Location
- 20 Cairnbrook Road Glasgow, G34 0NZ Scotland
- Coordinates: 55°52′06″N 4°06′28″W﻿ / ﻿55.8683°N 4.1078°W

Information
- Local authority: Glasgow City
- Headteacher: Katie Anderson
- Gender: Coeducational
- Enrolment: 420 (September 2018)
- Capacity: 481
- Houses: Arran, Mull, Skye Islay
- Colours: Red, Yellow, Blue, Green
- Website: http://www.lochendcommunityhigh.glasgow.sch.uk

= Lochend Community High School =

Lochend Community High School is a non-denominational, coeducational, state secondary school in the Easterhouse area of Glasgow. The school is within the local authority of Glasgow City Council.

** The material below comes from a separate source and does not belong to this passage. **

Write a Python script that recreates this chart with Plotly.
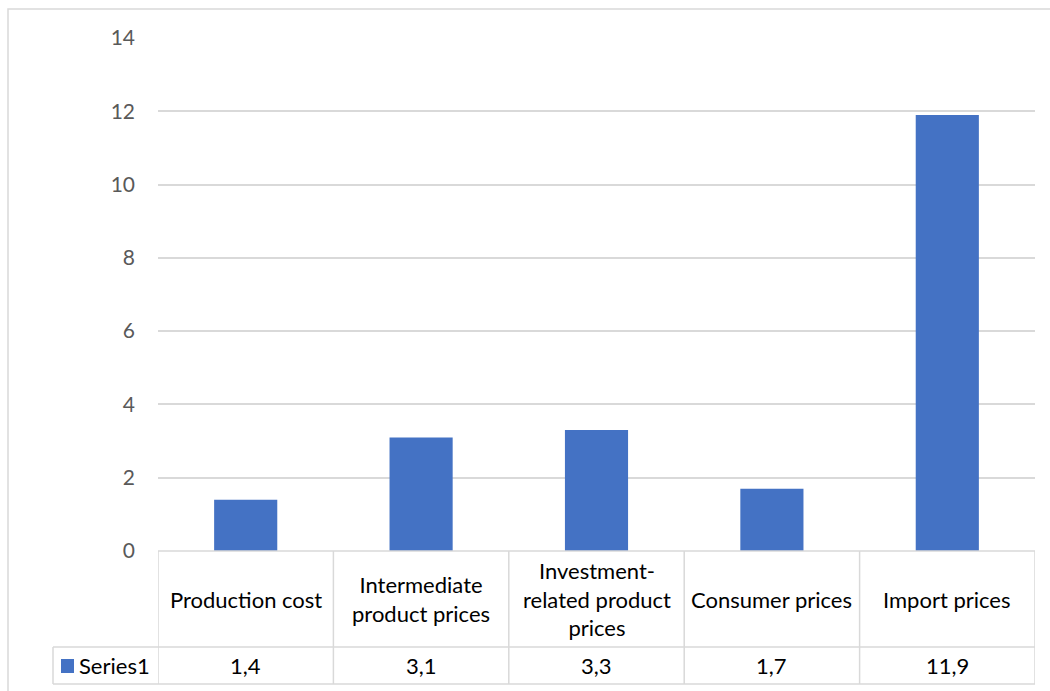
import plotly.graph_objects as go

# Price indices by category
categories = ["Production cost", "Intermediate product prices",
              "Investment-related product prices", "Consumer prices", "Import prices"]
category_labels = ["Production cost", "Intermediate<br>product prices",
                   "Investment-<br>related product<br>prices", "Consumer prices", "Import prices"]
series_name = "Series1"
values = [1.4, 3.1, 3.3, 1.7, 11.9]
y_ticks = [0, 2, 4, 6, 8, 10, 12, 14]

BAR = "#4472C4"
GRID = "#D9D9D9"
FONT = "Lato, 'Open Sans', sans-serif"
TXT = 22

W, H = 1050, 691
L, R, T, B = 158, 15, 38, 140
pw, ph = W - L - R, H - T - B


def px_x(x):
    return (x - L) / pw


def px_y(y):
    return (H - B - y) / ph


fig = go.Figure(go.Bar(
    x=list(range(len(categories))), y=values, width=0.36,
    marker=dict(color=BAR, line=dict(width=0)), name=series_name,
    hoverinfo="skip",
))

shapes = []
annotations = []
line = dict(color=GRID, width=1.5)

# outer chart border
shapes.append(dict(type="rect", xref="paper", yref="paper",
                   x0=px_x(8), x1=px_x(1060), y0=px_y(700), y1=px_y(9),
                   line=line, fillcolor="rgba(0,0,0,0)", layer="below"))

# data table grid
y_top, y_mid, y_bot = 0, px_y(647), px_y(684)
shapes.append(dict(type="line", xref="x", yref="paper", x0=-0.5, x1=len(categories) - 0.5,
                   y0=y_top, y1=y_top, line=line))
shapes.append(dict(type="line", xref="paper", yref="paper", x0=px_x(53), x1=1,
                   y0=y_mid, y1=y_mid, line=line))
shapes.append(dict(type="line", xref="paper", yref="paper", x0=px_x(53), x1=1,
                   y0=y_bot, y1=y_bot, line=line))
shapes.append(dict(type="line", xref="paper", yref="paper", x0=px_x(53), x1=px_x(53),
                   y0=y_mid, y1=y_bot, line=line))
for i in range(len(categories) + 1):
    shapes.append(dict(type="line", xref="x", yref="paper", x0=i - 0.5, x1=i - 0.5,
                       y0=y_top, y1=y_bot, line=line))

# header cells and value cells
for i, (lab, v) in enumerate(zip(category_labels, values)):
    annotations.append(dict(x=i, y=(y_top + y_mid) / 2, xref="x", yref="paper",
                            xanchor="center", yanchor="middle",
                            text=lab, showarrow=False, align="center",
                            font=dict(family=FONT, size=TXT, color="#000000")))
    annotations.append(dict(x=i, y=(y_mid + y_bot) / 2, xref="x", yref="paper",
                            xanchor="center", yanchor="middle",
                            text=f"{v:.1f}".replace(".", ","), showarrow=False,
                            font=dict(family=FONT, size=TXT, color="#000000")))

# legend key in the series row
shapes.append(dict(type="rect", xref="paper", yref="paper",
                   x0=px_x(61), x1=px_x(74), y0=px_y(673), y1=px_y(659),
                   fillcolor=BAR, line=dict(width=0)))
annotations.append(dict(x=px_x(77), y=(y_mid + y_bot) / 2, xref="paper", yref="paper",
                        xanchor="left", yanchor="middle", text=series_name, showarrow=False,
                        font=dict(family=FONT, size=TXT, color="#000000")))

fig.update_layout(
    width=W, height=H,
    margin=dict(l=L, r=R, t=T, b=B),
    paper_bgcolor="white", plot_bgcolor="white",
    showlegend=False,
    shapes=shapes, annotations=annotations,
    xaxis=dict(range=[-0.5, len(categories) - 0.5], showticklabels=False,
               showgrid=False, zeroline=False, showline=False, fixedrange=True),
    yaxis=dict(range=[0, 14], tickvals=y_ticks, showgrid=True, gridcolor=GRID,
               gridwidth=1.5, zeroline=False, showline=False, ticklabelstandoff=22,
               tickfont=dict(family=FONT, size=21, color="#595959"), fixedrange=True),
)

fig.write_html("out.html")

The school teaches pupils across all secondary stages from S1 to S6, and has the capacity to accommodate up to 850 pupils. With a current pupil roll of approximately 450, it is one of the smaller secondary schools in the city. There are approximately 40 members of teaching and non-teaching staff based at the school. The headteacher is Mr David Macarthur

== Associated Primary Schools ==
The school has two associated primary schools. These are Oakwood Primary School and Aultmore Primary School. Along with partner primary schools, Lochend Community High School is part of the Lochend Learning Community.

== School Facilities ==
The school's facilities include:

- A large open-plan dining/performance/social space;
- 24 general classrooms
- 6 dedicated ICT teaching areas
- 8 science labs
- 4 technical rooms
- 4 art and design rooms
- 3 home economics rooms
- 2 music rooms
- 1 drama studio
- 2 gymnasia
- 1 games hall.

The inclusion of a large library and IT Learning Centre helps pupils and teachers make the most of digital technology.

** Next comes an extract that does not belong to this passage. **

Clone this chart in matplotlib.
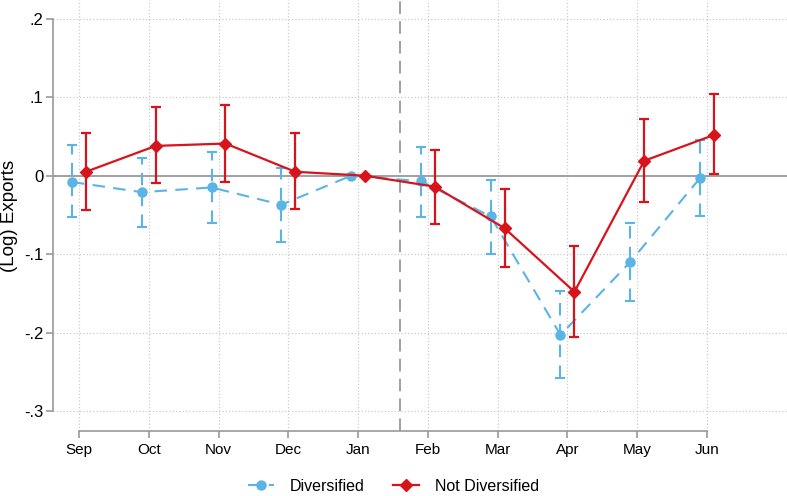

Physical education facilities include:

- 4 indoor areas
- a synthetic pitch
- a grass pitch
- a running track.

== Lochend CHS Sports Centre ==
Lochend Community High School shares a campus with Lochend CHS Sports Centre which hosts a variety of facilities which are managed by Glasgow Club Easterhouse a part of Glasgow Life.

The facilities include:

- 5 full size quality grass pitches;
- 1 full size floodlit synthetic pitch;
- 1 floodlit synthetic five-a-side pitch;
- 1 indoor hall for five-a-side or badminton;
- 2 indoor gyms suitable for dance, martial arts, children's activities;
- Top quality changing facilities.

== History ==
Lochend Community High remains the only secondary school in the Easterhouse area, following the closure of Westwood Secondary in the 1980s and St Leonard's Secondary in the 2000s. The school was formally opened as Lochend Community High when Lochend Secondary school closed to move into the new purpose-built community campus in 2002.

In November 2019, Lochend Community High School was ranked as the second-worst performing state school in the whole of Scotland in the annual exam league tables, with only 8% of pupils leaving with 5 SCQF Level 6 awards; the equivalent of 5 Higher qualifications. Only Northfield Academy in Aberdeen did worse, with just 7% of their pupils leaving school with five Higher qualifications. Conversely, in 2021 and 2022, the school achieved a 100% outcome in 'positive destinations' with all those leaving that year allocated a place in higher or further education, on a training course or directly into employment, despite the challenges associated with the pupils being overwhelmingly from economically deprived backgrounds and the impact of the COVID-19 pandemic in Scotland. In 2022 the school celebrated its highest exam scores yet with 93.3% of pupils passing their 5 SCQF exams.